Jan heeft uiteindelijk de draad voorzichtig weer opgepakt, daarbij heeft hartrevalidatie hem geholpen. Via het AMC is Jan uiteindelijk doorverwezen naar Cardiovitaal, een groep waarin hartpatiënten revalideren en conditie opbouwen onder begeleiding. Deze trainingen vinden plaats in de polikliniek Polifysiek van de HvA , waar ook onderzoekers en studenten met de patiënten werken. Deelname betekende voor Jan een omslag:

“Bij de intake van Cardiovitaal kon ik eindelijk m’n verhaal kwijt, dat ik met die angst zat, dat helpt om een stukje rust terug te vinden.
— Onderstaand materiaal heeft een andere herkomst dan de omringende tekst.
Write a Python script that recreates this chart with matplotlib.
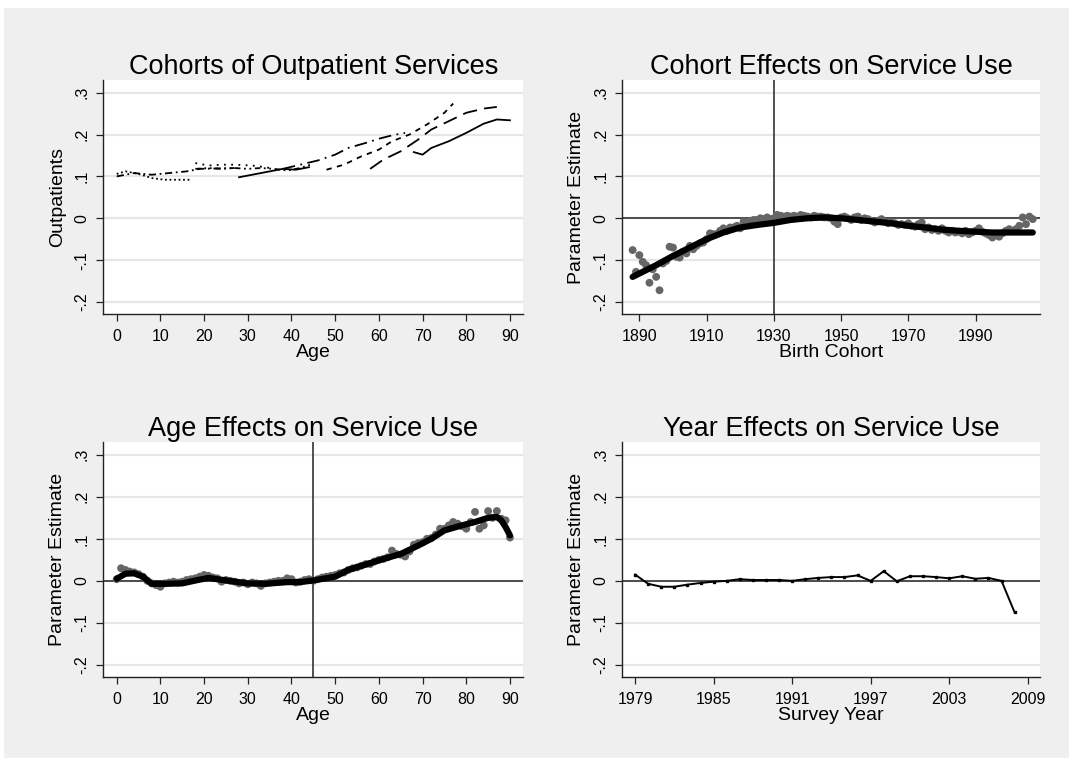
import matplotlib

matplotlib.use("Agg")
import matplotlib.pyplot as plt
from matplotlib.patches import Rectangle

plt.rcParams["font.family"] = ["Liberation Sans", "DejaVu Sans"]

# ---- panel 1: cohort profiles (age, outpatient share) ----
c1_age = [0, 2, 5, 8, 11, 14, 17]
c1_val = [0.106, 0.112, 0.106, 0.096, 0.092, 0.092, 0.092]
c2_age = [0, 4, 8, 12, 16, 19, 23, 27]
c2_val = [0.100, 0.108, 0.104, 0.108, 0.112, 0.118, 0.119, 0.120]
c3_age = [18, 21, 24, 27, 31, 34, 36]
c3_val = [0.132, 0.126, 0.128, 0.128, 0.126, 0.122, 0.118]
c4_age = [18, 21, 24, 27, 30, 33, 36, 39, 42, 45]
c4_val = [0.118, 0.120, 0.118, 0.120, 0.118, 0.120, 0.118, 0.114, 0.120, 0.130]
c5_age = [28, 32, 36, 38, 41, 44]
c5_val = [0.098, 0.106, 0.114, 0.118, 0.116, 0.122]
c6_age = [38, 42, 46, 50, 53, 57, 60, 63, 66]
c6_val = [0.118, 0.128, 0.138, 0.152, 0.168, 0.180, 0.190, 0.198, 0.204]
c7_age = [48, 52, 56, 60, 63, 67, 71, 75, 77]
c7_val = [0.116, 0.128, 0.148, 0.164, 0.184, 0.200, 0.224, 0.252, 0.274]
c8_age = [58, 61, 65, 69, 72, 76, 80, 84, 87]
c8_val = [0.118, 0.140, 0.160, 0.188, 0.212, 0.232, 0.252, 0.262, 0.266]
c9_age = [68, 70, 72, 76, 80, 84, 87, 90]
c9_val = [0.158, 0.152, 0.168, 0.184, 0.204, 0.226, 0.236, 0.234]

# ---- panel 2: birth cohort effects ----
cohort_years = list(range(1888, 2008))
cohort_est = [
    -0.076, -0.128, -0.088, -0.104, -0.112, -0.154, -0.122, -0.140, -0.172, -0.108,
    -0.102, -0.068, -0.070, -0.092, -0.094, -0.080, -0.084, -0.066, -0.074, -0.066,
    -0.060, -0.058, -0.050, -0.036, -0.038, -0.038, -0.030, -0.024, -0.030, -0.022,
    -0.022, -0.018, -0.024, -0.008, -0.012, -0.006, -0.004, -0.004, 0.000, -0.002,
    0.002, -0.002, 0.000, 0.008, 0.006, 0.004, 0.006, 0.004, 0.006, 0.004,
    0.008, 0.006, 0.004, 0.002, 0.006, 0.004, 0.004, 0.002, 0.002, 0.000,
    -0.008, -0.014, 0.002, 0.004, 0.000, -0.004, 0.002, 0.004, -0.004, 0.000,
    -0.002, -0.006, -0.010, -0.006, -0.002, -0.008, -0.012, -0.010, -0.012, -0.016,
    -0.014, -0.016, -0.012, -0.018, -0.020, -0.014, -0.010, -0.026, -0.022, -0.028,
    -0.026, -0.030, -0.024, -0.030, -0.034, -0.030, -0.034, -0.032, -0.036, -0.030,
    -0.038, -0.034, -0.030, -0.024, -0.032, -0.036, -0.040, -0.046, -0.040, -0.044,
    -0.036, -0.030, -0.026, -0.030, -0.026, -0.018, 0.002, -0.014, 0.004, -0.002,
]
cohort_fit_x = [1888, 1890, 1895, 1900, 1905, 1910, 1915, 1920, 1925, 1930, 1935,
                1940, 1945, 1950, 1955, 1960, 1965, 1970, 1975, 1980, 1985, 1990,
                1995, 2000, 2007]
cohort_fit_y = [-0.140, -0.132, -0.112, -0.090, -0.070, -0.050, -0.034, -0.022,
                -0.016, -0.011, -0.004, 0.000, 0.002, 0.000, -0.004, -0.008,
                -0.012, -0.018, -0.022, -0.027, -0.030, -0.032, -0.034, -0.034,
                -0.034]

# ---- panel 3: age effects ----
ages = list(range(0, 91))
age_est = [
    0.004, 0.030, 0.026, 0.022, 0.020, 0.016, 0.010, 0.000, -0.006, -0.010,
    -0.014, -0.006, -0.004, -0.002, -0.004, -0.002, 0.002, 0.004, 0.006, 0.010,
    0.014, 0.012, 0.008, 0.006, -0.002, 0.002, 0.000, -0.002, -0.006, -0.004,
    -0.008, -0.004, -0.006, -0.012, -0.006, -0.004, -0.002, 0.000, 0.000, 0.006,
    0.004, -0.004, -0.002, 0.002, 0.004, 0.000, 0.004, 0.008, 0.010, 0.012,
    0.014, 0.018, 0.020, 0.026, 0.030, 0.032, 0.036, 0.040, 0.040, 0.046,
    0.050, 0.052, 0.056, 0.072, 0.064, 0.062, 0.058, 0.070, 0.086, 0.090,
    0.092, 0.100, 0.102, 0.110, 0.124, 0.124, 0.132, 0.140, 0.136, 0.130,
    0.124, 0.140, 0.164, 0.124, 0.132, 0.166, 0.150, 0.166, 0.148, 0.144,
    0.103,
]
age_fit_x = [0, 2, 4, 6, 8, 11, 15, 19, 21, 25, 30, 34, 39, 42, 45, 50, 53, 57,
             61, 65, 69, 72, 75, 79, 82, 85, 87, 88, 89, 90]
age_fit_y = [0.005, 0.017, 0.018, 0.010, -0.007, -0.007, -0.006, 0.003, 0.007,
             0.001, -0.006, -0.007, -0.003, -0.003, 0.001, 0.010, 0.026, 0.039,
             0.052, 0.064, 0.084, 0.100, 0.120, 0.132, 0.140, 0.150, 0.152,
             0.144, 0.128, 0.108]

# ---- panel 4: survey year effects ----
survey_years = list(range(1979, 2009))
year_est = [
    0.015, -0.007, -0.014, -0.014, -0.009, -0.005, -0.002, 0.000, 0.004, 0.002,
    0.002, 0.002, 0.000, 0.004, 0.007, 0.009, 0.009, 0.013, 0.000, 0.023,
    -0.001, 0.011, 0.011, 0.009, 0.006, 0.011, 0.005, 0.007, 0.000, -0.075,
]

y_ticks = [-0.2, -0.1, 0.0, 0.1, 0.2, 0.3]
y_tick_labels = ["-.2", "-.1", "0", ".1", ".2", ".3"]
age_ticks = list(range(0, 91, 10))
cohort_ticks = [1890, 1910, 1930, 1950, 1970, 1990]
year_ticks = [1979, 1985, 1991, 1997, 2003, 2009]

W, H = 1069, 758
BG = "#efefef"
GRID = "#e6e6e6"

fig = plt.figure(figsize=(W / 100, H / 100), dpi=100)
fig.patch.set_facecolor("white")
fig.patches.append(Rectangle((4 / W, 0), 1 - 4 / W, 1 - 8 / H, transform=fig.transFigure,
                             facecolor=BG, edgecolor="none", zorder=-10))


def make_axes(left, top, right, bottom):
    ax = fig.add_axes([left / W, 1 - bottom / H, (right - left) / W, (bottom - top) / H])
    ax.set_facecolor("white")
    for side in ("top", "right"):
        ax.spines[side].set_visible(False)
    for side in ("left", "bottom"):
        ax.spines[side].set_color("#222222")
        ax.spines[side].set_linewidth(1.0)
    ax.set_ylim(-0.2287, 0.3303)
    ax.set_yticks(y_ticks)
    ax.set_yticklabels(y_tick_labels, rotation=90, va="center")
    ax.yaxis.grid(True, color=GRID, linewidth=1.6)
    ax.set_axisbelow(True)
    ax.tick_params(axis="both", direction="out", length=5, width=0.9, color="#222222",
                   labelsize=11.5)
    ax.tick_params(axis="x", pad=6)
    ax.tick_params(axis="y", pad=5)
    return ax


def finish(ax, title, xlabel, ylabel):
    ax.set_title(title, fontsize=19.5, pad=3)
    ax.set_xlabel(xlabel, fontsize=14, labelpad=0)
    ax.set_ylabel(ylabel, fontsize=14, labelpad=6)


ax1 = make_axes(103.3, 80, 523.3, 314)
ax2 = make_axes(622, 80, 1040, 314)
ax3 = make_axes(103.3, 442, 523.3, 677)
ax4 = make_axes(622, 442, 1040, 677)

# panel 1
cohort_lines = [
    (c1_age, c1_val, (0, (1, 1.5))),
    (c2_age, c2_val, (0, (4, 2, 1, 2))),
    (c3_age, c3_val, (0, (1, 3))),
    (c4_age, c4_val, (0, (3, 2, 1, 2, 1, 2))),
    (c5_age, c5_val, "-"),
    (c6_age, c6_val, (0, (7, 3, 1, 3))),
    (c7_age, c7_val, (0, (3, 3))),
    (c8_age, c8_val, (0, (8, 4))),
    (c9_age, c9_val, "-"),
]
for xs, ys, ls in cohort_lines:
    ax1.plot(xs, ys, color="black", linewidth=1.3, linestyle=ls)
ax1.set_xlim(-3.07, 93.05)
ax1.set_xticks(age_ticks)
finish(ax1, "Cohorts of Outpatient Services", "Age", "Outpatients")

# panel 2
ax2.axhline(0, color="#333333", linewidth=1.2, zorder=1)
ax2.axvline(1930, color="#333333", linewidth=1.2, zorder=1)
ax2.scatter(cohort_years, cohort_est, s=32, color="#666666", edgecolors="none", zorder=2)
ax2.plot(cohort_fit_x, cohort_fit_y, color="black", linewidth=4.5, zorder=3,
         solid_capstyle="round")
ax2.set_xlim(1884.84, 2009.16)
ax2.set_xticks(cohort_ticks)
finish(ax2, "Cohort Effects on Service Use", "Birth Cohort", "Parameter Estimate")

# panel 3
ax3.axhline(0, color="#333333", linewidth=1.2, zorder=1)
ax3.axvline(45, color="#333333", linewidth=1.2, zorder=1)
ax3.scatter(ages, age_est, s=32, color="#666666", edgecolors="none", zorder=2)
ax3.plot(age_fit_x, age_fit_y, color="black", linewidth=4.5, zorder=3,
         solid_capstyle="round")
ax3.set_xlim(-3.07, 93.05)
ax3.set_xticks(age_ticks)
finish(ax3, "Age Effects on Service Use", "Age", "Parameter Estimate")

# panel 4
ax4.axhline(0, color="#333333", linewidth=1.2, zorder=1)
ax4.plot(survey_years, year_est, color="black", linewidth=1.4, marker="s",
         markersize=2, zorder=3)
ax4.set_xlim(1978.0, 2009.94)
ax4.set_xticks(year_ticks)
finish(ax4, "Year Effects on Service Use", "Survey Year", "Parameter Estimate")

fig.savefig("out.png", dpi=100, facecolor=fig.get_facecolor())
Ik voelde me ook veilig om meer te bewegen, want er is een cardioloog bij, een diëtist, een psycholoog; het hele rattenplan zit eromheen. En naarmate ik meer ging doen, ging ik ook mijn grenzen verleggen. Ik ging gaandeweg weer autorijden en reïntegreren.”

“Mijn advies aan zorgverleners en ook aan studenten die straks met hartpatiënten gaan werken: probeer die twee weken, waarin de patiënt geen zorgverlener ziet en thuiszit met de angst, korter te maken. Zodat de patiënt niet alleen met z’n gedachten blijft zitten."

“Iets anders dat ik in de huidige zorg mis, zijn groepsgesprekken met lotgenoten. Bij de hartrevalidatie waren er wel gesprekken, maar ik zat tussen allemaal ouderen. Het is een andere generatie, ze praten niet over de angst.”

“En aan zorgverleners wil ik meegeven: communiceren over de angst is heel belangrijk. Ze vertellen wel dat je hartslag goed is, je bloeddruk goed, maar de angst blijft aanwezig. En als je het met een collega wil bespreken, zegt die; het is toch over, het is mooi weer buiten. Maar het is wel mijn hart. Als er iets met je been is, kan dat afgezet worden. Je hart is je leven.”
_____

Het gesprek met Jan vond plaats bij de leerwerkplaats Hartcentrum van het AMC, onder leiding van Verpleegkunde-docent Annette Linden en docent-onderzoeker Oefentherapie Paul Keessen. Studenten konden achteraf met de patiënt in gesprek.

In het geval van Jan Tielkemeijer was er volgens de cardioloog geen duidelijk aanwijsbare reden voor de plotselinge hartproblemen. Jan sportte drie keer per week, rookte niet en dronk nauwelijks. Ook over stress valt geen uitsluitsel te geven. Wel heeft Jan zichzelf naar eigen zeggen lang weggecijferd, omdat zijn jongste zoon veel lichamelijke en geestelijke problemen heeft. (Uit de gedeeltelijke diagnose blijkt ADHD, Ehlers-Danlossyndroom, lactose-intolerantie, autisme en epilepsie.) Hij is ook iemand die altijd voor anderen klaarstond, maar zet zichzelf nu vaker op de eerste plek.